At a conference on recovery not long ago in Chicago, I listened to the speaker talk about making amends. The crux of her point was that the amend had to be equal to or greater than the offense. For example, you can’t falsely print on the front page of a newspaper that someone is a cheat and a liar and then print the retraction on page 17. No, if you’re going to set the scales of restorative justice evenly, the retraction has to go on page one.
In the speaker’s case, she had been an identity thief while she was using. She had stolen dozens of licenses and taken out credit cards in the victims’ names. This activity kept her in booze and drugs.
When she got sober and started working the steps, she knew she was going to have to make amends, but she didn’t know how. Her sponsor told her, the amend has to be equal to or greater than the offense to mean something. Furthermore, the victim got to pick the amend – not the offender. She called it making amends Chicago Style. In the case of our offender, that meant she had a lot of money to pay back. A simple “I’m sorry”, wasn’t going to cut it.
However, there was one person on her amends list that she knew was going to be really hard. She had stolen this person’s identity and racked up thousands of dollars in debt in the woman’s name. She had absolutely ruined the woman’s credit history and financial reputation. Making an amends to this person, could mean jail time. She called her anyway and asked if they could meet for coffee.
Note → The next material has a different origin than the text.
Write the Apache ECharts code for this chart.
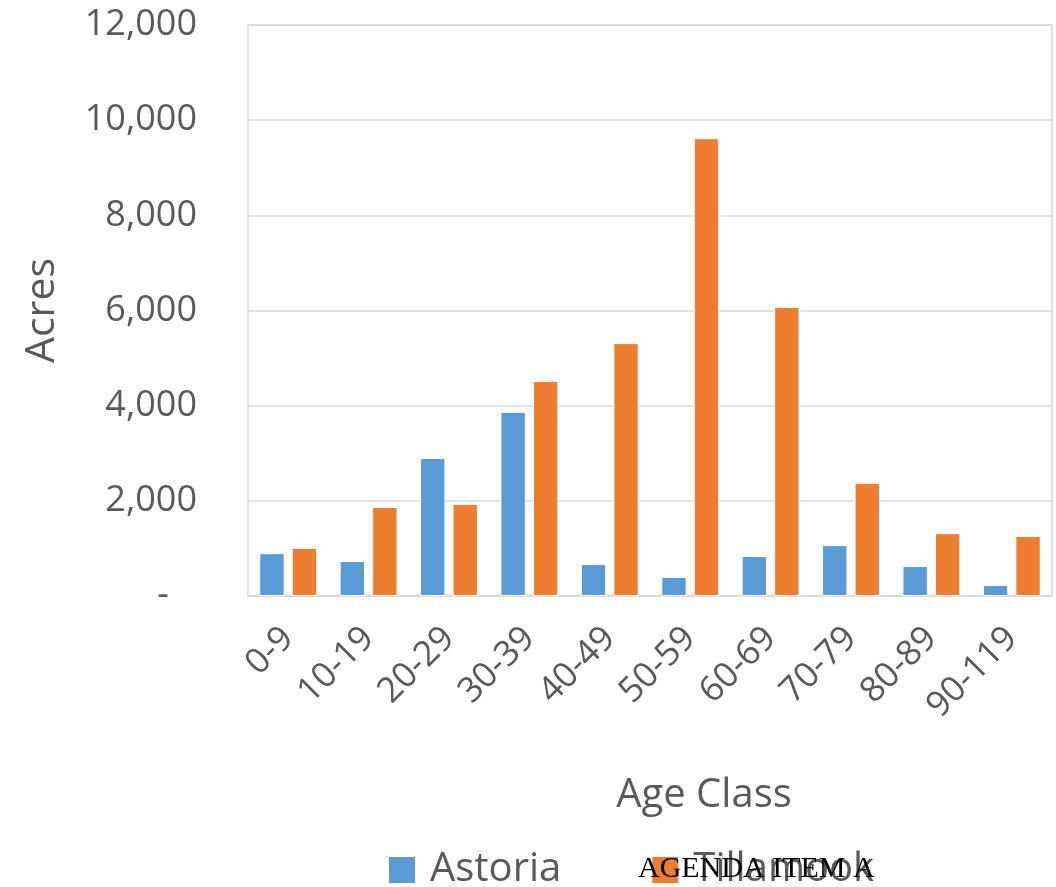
<!DOCTYPE html>
<html>
<head>
<meta charset="utf-8">
<script src="https://cdn.jsdelivr.net/npm/echarts@6/dist/echarts.min.js"></script>
<style>
  html, body { margin: 0; padding: 0; background: #fff; }
  #chart { width: 1056px; height: 887px; }
</style>
</head>
<body>
<div id="chart"></div>
<script>
const ageClasses = ["0-9", "10-19", "20-29", "30-39", "40-49", "50-59", "60-69", "70-79", "80-89", "90-119"];
const astoria = [900, 735, 2900, 3870, 670, 400, 840, 1070, 630, 230];
const tillamook = [1010, 1870, 1935, 4520, 5315, 9620, 6075, 2375, 1320, 1260];
const yTicks = [0, 2000, 4000, 6000, 8000, 10000, 12000];

const gray = "#595959";
const fontFamily = "'Open Sans', sans-serif";

const myChart = echarts.init(document.getElementById("chart"));
myChart.setOption({
  animation: false,
  grid: {
    left: 248,
    right: 4,
    top: 25,
    bottom: 291,
    show: true,
    borderColor: "#d9d9d9",
    borderWidth: 1.5,
  },
  legend: {
    data: ["Astoria", "Tillamook"],
    left: 382,
    top: 845,
    itemWidth: 28,
    itemHeight: 28,
    itemGap: 89,
    icon: "rect",
    textStyle: {
      fontSize: 40,
      color: gray,
      fontFamily: fontFamily,
      padding: [0, 0, 0, 9],
    },
  },
  xAxis: {
    type: "category",
    data: ageClasses,
    name: "Age Class",
    nameLocation: "middle",
    nameGap: 180,
    nameTextStyle: {
      fontSize: 40,
      color: gray,
      fontFamily: fontFamily,
      padding: [0, 0, 0, 108],
    },
    axisLine: { lineStyle: { color: "#d9d9d9", width: 1.5 } },
    axisTick: { show: false },
    axisLabel: {
      rotate: 45,
      fontSize: 35,
      color: gray,
      fontFamily: fontFamily,
      margin: 37,
      interval: 0,
    },
  },
  yAxis: {
    type: "value",
    min: yTicks[0],
    max: yTicks[yTicks.length - 1],
    interval: 2000,
    name: "Acres",
    nameLocation: "middle",
    nameGap: 185,
    nameTextStyle: {
      fontSize: 41,
      color: gray,
      fontFamily: fontFamily,
    },
    axisLine: { show: false },
    axisTick: { show: false },
    splitLine: { lineStyle: { color: "#d9d9d9", width: 1.5 } },
    axisLabel: {
      fontSize: 36,
      color: gray,
      fontFamily: fontFamily,
      margin: 51,
      formatter: (v) => (v === 0 ? "-   " : v.toLocaleString("en-US")),
    },
  },
  series: [
    {
      name: "Astoria",
      type: "bar",
      data: astoria,
      barGap: "28%",
      barCategoryGap: "28%",
      itemStyle: { color: "#5B9BD5", borderColor: "#ffffff", borderWidth: 1 },
    },
    {
      name: "Tillamook",
      type: "bar",
      data: tillamook,
      itemStyle: { color: "#ED7D31", borderColor: "#ffffff", borderWidth: 1 },
    },
  ],
  graphic: [
    {
      type: "text",
      left: 638,
      top: 854,
      z: 100,
      style: {
        text: "AGENDA ITEM A",
        fontSize: 30,
        fontFamily: "'Liberation Serif', serif",
        fill: "#000",
      },
    },
  ],
});
</script>
</body>
</html>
She told the audience that when she met the woman for coffee, she really expected the SWAT Team to come out from behind the counter and start screaming, “GET DOWN ON THE GROUND!” Instead, the woman calmly waved to her and beckoned her to sit down. The woman explained that her financial reputation had been ruined by our thief’s actions. She told our thief she had been denied student loans, car loans and mortgage applications all because of the stolen identity. The thief had made her financial life a nightmare for several years. Our amends maker simply said, “I know, I’m willing to do whatever you want to make this right.”
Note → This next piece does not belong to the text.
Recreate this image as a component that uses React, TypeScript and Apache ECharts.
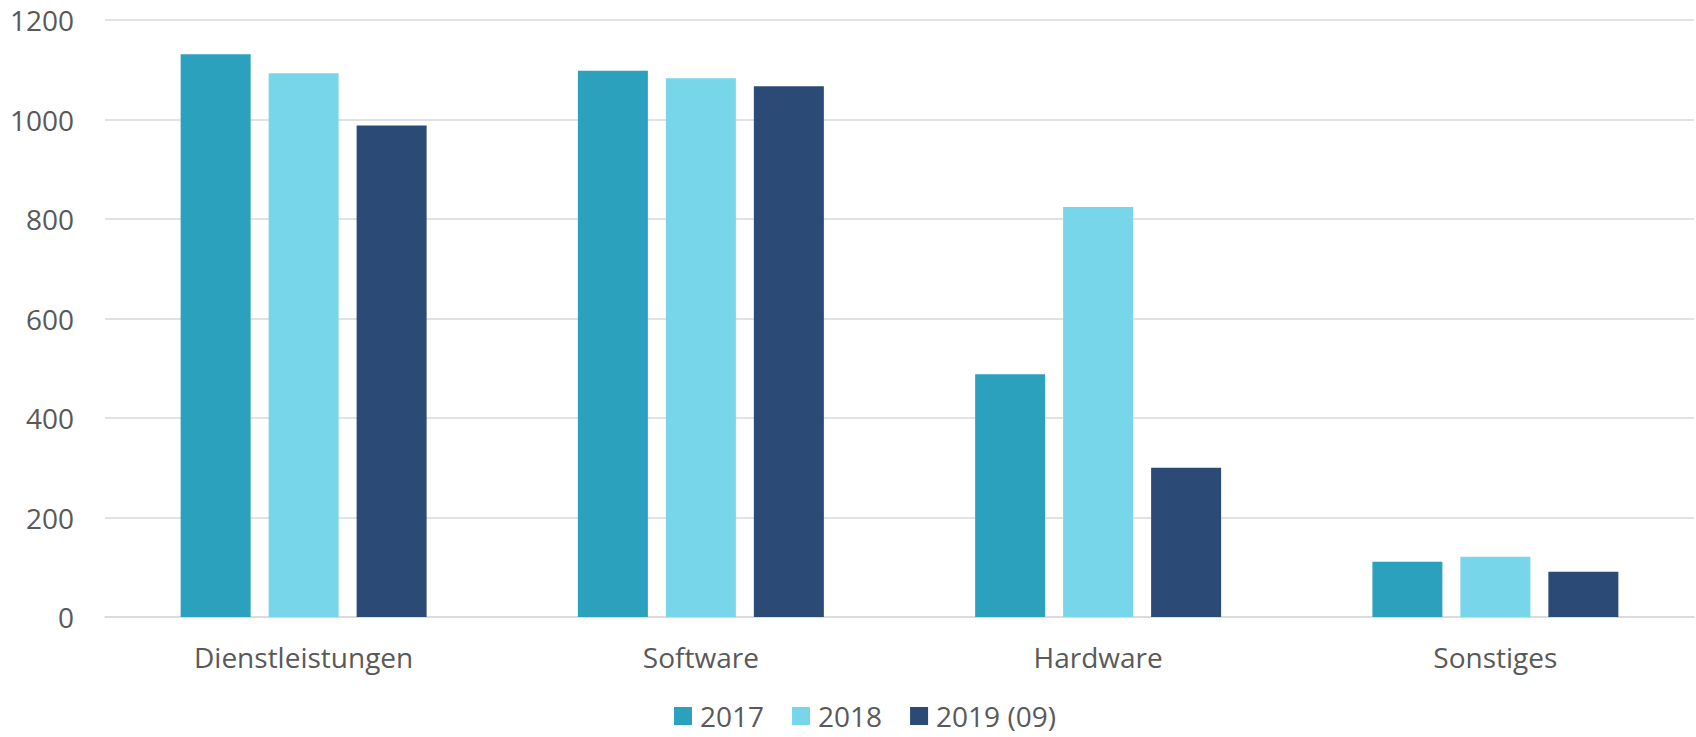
import React, { useEffect, useRef } from "react";
import * as echarts from "echarts";

const categories = ["Dienstleistungen", "Software", "Hardware", "Sonstiges"];
const seriesNames = ["2017", "2018", "2019 (09)"];
const values2017 = [1131, 1098, 488, 111];
const values2018 = [1093, 1083, 824, 121];
const values2019 = [988, 1067, 300, 91];
const yTicks = [0, 200, 400, 600, 800, 1000, 1200];
const colors = ["#2CA1BE", "#78D6EA", "#2B4B76"];

export default function App() {
  const ref = useRef<HTMLDivElement>(null);
  useEffect(() => {
    document.body.style.margin = "0";
    if (!ref.current) return;
    const chart = echarts.init(ref.current, undefined, { renderer: "svg" });
    const font = "'Open Sans', sans-serif";
    const data = [values2017, values2018, values2019];
    chart.setOption({
      animation: false,
      textStyle: { fontFamily: font },
      grid: { left: 105, right: 2, top: 20, bottom: 120, containLabel: false },
      legend: {
        data: seriesNames,
        bottom: 2,
        left: 669,
        itemWidth: 18,
        itemHeight: 18,
        itemGap: 28,
        icon: "rect",
        textStyle: { color: "#595959", fontSize: 28, fontFamily: font, padding: [0, 0, 0, 3] },
      },
      xAxis: {
        type: "category",
        data: categories,
        axisLine: { lineStyle: { color: "#D9D9D9", width: 1.5 } },
        axisTick: { show: false },
        axisLabel: { color: "#595959", fontSize: 28, fontFamily: font, margin: 26 },
      },
      yAxis: {
        type: "value",
        min: yTicks[0],
        max: yTicks[yTicks.length - 1],
        interval: 200,
        axisLine: { show: false },
        axisTick: { show: false },
        splitLine: { lineStyle: { color: "#D9D9D9", width: 1.5 } },
        axisLabel: {
          color: "#595959",
          fontSize: 28,
          fontFamily: font,
          margin: 31,
          formatter: (v: number) => String(v),
        },
      },
      series: seriesNames.map((name, i) => ({
        name,
        type: "bar",
        data: data[i],
        barWidth: 70,
        barGap: "25.7%",
        itemStyle: { color: colors[i] },
      })),
    });
    return () => chart.dispose();
  }, []);
  return <div ref={ref} style={{ width: 1696, height: 737 }} />;
}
She fully expected the woman to say, “Please turn yourself in to the police.” Instead, the woman said, “I want you to start an A.A. meeting in Polish.” The woman explained that she was of Polish heritage and she had seen hundreds of Polish immigrants come to Chicago with little to no knowledge of English, but with severe drinking problems. She thought a Polish speaking A.A. meeting might be of help to her Polish brothers and sisters who were suffering from alcoholism.
Our amends maker was absolutely astounded at the woman’s ability to rise above her own suffering and to make such a magnanimous suggestion for resetting the scales of restorative justice. Thus, our amends maker started the first Polish speaking A.A. meeting in Chicago. To this day, there are Polish speaking A.A. meetings seven days a week in the Chicago area.
And that ladies and gentlemen is making amends Chicago Style.
“Every recovery, though it may go unnoticed, improves the world in some way.” - Anonymous.